Separability of a normed space E I'm stucked with the following problem:
Let $E$ a normed space. Show that $S=\{x\in E\hspace{0.1cm}|\hspace{0.1cm} ||x||=1\}$ is separable if and only if, $E$ is separable.

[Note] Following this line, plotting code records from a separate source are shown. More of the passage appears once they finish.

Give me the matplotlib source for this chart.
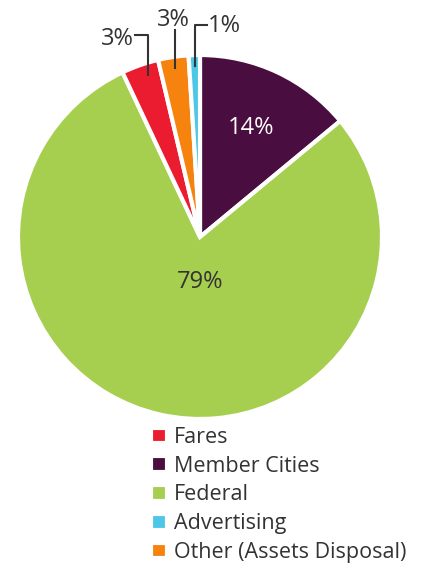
import matplotlib.pyplot as plt
import numpy as np

# data (clockwise from 12 o'clock)
categories = ["Member Cities", "Federal", "Fares", "Other (Assets Disposal)", "Advertising"]
shares = [14, 79, 3.3, 2.7, 1]
labels = ["14%", "79%", "3%", "3%", "1%"]
colors = ["#4A0D40", "#A7CF4F", "#EC1C30", "#F7830F", "#4CC7E8"]
legend_order = ["Fares", "Member Cities", "Federal", "Advertising", "Other (Assets Disposal)"]

plt.rcParams['font.family'] = ['Open Sans', 'DejaVu Sans']
TXT = "#333333"

fig = plt.figure(figsize=(4.33, 5.63), dpi=100)
ax = fig.add_axes([18 / 433, (563 - 237 - 182) / 563, 364 / 433, 364 / 563])

wedges, _ = ax.pie(shares, colors=colors, startangle=90, counterclock=False,
                   wedgeprops=dict(edgecolor="white", linewidth=3))
ax.set_xlim(-1, 1)
ax.set_ylim(-1, 1)
ax.set_aspect("equal")
ax.axis("off")


def mid_angle(w):
    return np.deg2rad((w.theta1 + w.theta2) / 2)


# inner labels
a = mid_angle(wedges[0])
ax.text(0.66 * np.cos(a), 0.66 * np.sin(a), labels[0], color="white",
        fontsize=17, ha="center", va="center")
ax.text(0, -0.25, labels[1], color=TXT, fontsize=17, ha="center", va="center")

# outer labels with elbow leaders
for i in [2, 3, 4]:
    a = mid_angle(wedges[i])
    x0, y0 = 0.94 * np.cos(a), 0.94 * np.sin(a)
    if i == 2:
        x0 = -0.285
        ax.plot([x0, x0, x0 - 0.07], [y0, 1.11, 1.11], color=TXT, lw=1.5, clip_on=False)
        ax.text(x0 - 0.08, 1.09, labels[i], color=TXT, fontsize=17, ha="right", va="center")
    elif i == 3:
        ax.plot([x0, x0], [y0, 1.14], color=TXT, lw=1.5, clip_on=False)
        ax.text(x0 - 0.01, 1.19, labels[i], color=TXT, fontsize=17, ha="center", va="center")
    else:
        ax.plot([x0, x0, x0 + 0.07], [y0, 1.165, 1.165], color=TXT, lw=1.5, clip_on=False)
        ax.text(x0 + 0.07, 1.16, labels[i], color=TXT, fontsize=17, ha="left", va="center")

handles = [wedges[categories.index(c)] for c in legend_order]
fig.legend(handles, legend_order, loc="upper left", bbox_to_anchor=(151 / 433, 1 - 427 / 563),
           frameon=False, fontsize=15.5, handlelength=0.75, handleheight=0.75,
           handletextpad=0.3, labelspacing=0.36, borderpad=0, borderaxespad=0,
           labelcolor=TXT)

fig.savefig("out.png", dpi=100)
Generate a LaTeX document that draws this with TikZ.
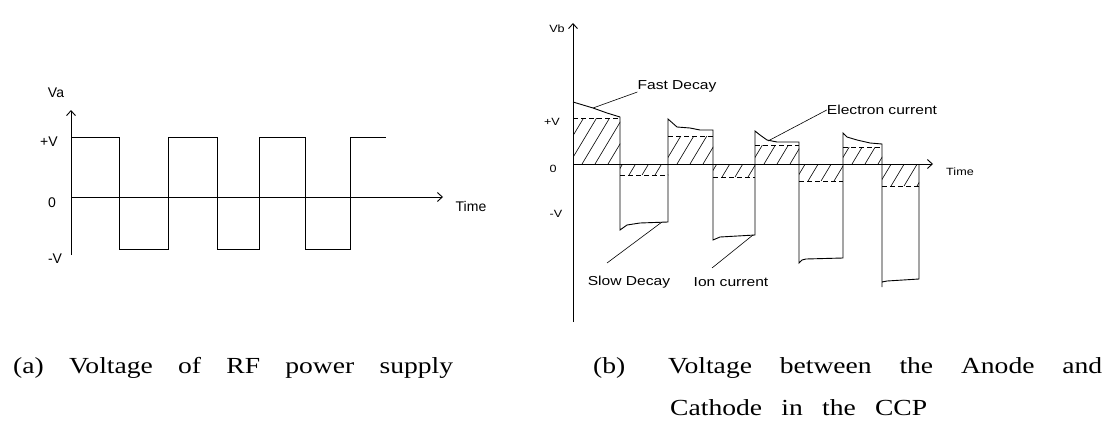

Could be used the Hann-Banach theorem? and where? I don't see this clearly.
Thanks !
 A: Suppose $S$ is separable, with countable dense subset $S'\subseteq S$. Then, for each $s \in S$ and $\epsilon > 0$, there exists $s' \in S'$ such that $\|s-s'\| < \epsilon$. Let $E'=\{ \rho s' : \rho \in \mathbb{Q}, s' \in S\}=\bigcup_{\rho \in\mathbb{Q},\;\rho > 0}\rho S'$ where $\rho S'=\{ \rho s' : s' \in S\}$. $E'$ is countable because it is the countable union of countable sets. To see that $E'$ is dense in $E$, let $x \in E\setminus\{0\}$ be fixed, and let $\epsilon > 0$ be given. Then there exists $\rho > 0$ in $\mathbb{Q}$ such that $\|x\| < \rho < \|x\|+\epsilon/2$. And there exists $s'\in S$ such that $\|\frac{1}{\|x\|}x -s'\| < \frac{\epsilon}{2\rho}$. So,
$$
\begin{align}
    \|x-\rho s'\| & =\|x\|\| \frac{1}{\|x\|}x-\frac{\rho}{\|x\|}s'\|\\
       & < \|x\|\|\frac{1}{\|x\|}x-s'\|+\|x\|\|s'-\frac{\rho}{\|x\|}s'\|\\
       & < \frac{\epsilon\|x\|}{2\rho}+\|x\|(\frac{\rho}{\|x\|}-1) \\
       & < \frac{\epsilon}{2} +(\rho-\|x\|) \\
       & < \frac{\epsilon}{2}+\frac{\epsilon}{2} = \epsilon.
\end{align}
$$
Therefore, if $S$ is separable, then $E$ is separable. To show that $S$ is separable if $E$ is separable, let $\{ e_{n} \}$ be a countable dense subset of $E$, discarding $0$ if it is in this set. To show that $\{ \frac{1}{\|e_{n}\|}e_{n}\}$ is a dense subset of $S$, let $s \in S$ and $0 < \epsilon < 1$ be given. Then there exists $k$ such that $\|s-e_{k}\| < \epsilon/2$, which guarantees $e_{k} \ne 0$ with $|1-\|e_{k}\||=|\|s\|-\|e_{k}\||<\|s-e_{k}\|<\epsilon/2$. Hence,
$$
\begin{align}
      \|s - \frac{1}{\|e_k\|}e_k\| & \le \|s-e_k\|+\|e_k-\frac{1}{\|e_k\|}e_k\| \\
        & \le \frac{\epsilon}{2}+\|e_k\||1-1/\|e_k\|| \\
        & = \frac{\epsilon}{2}+|1-\|e_{k}\|| \\
        & < \frac{\epsilon}{2}+\frac{\epsilon}{2} = \epsilon.
\end{align}
$$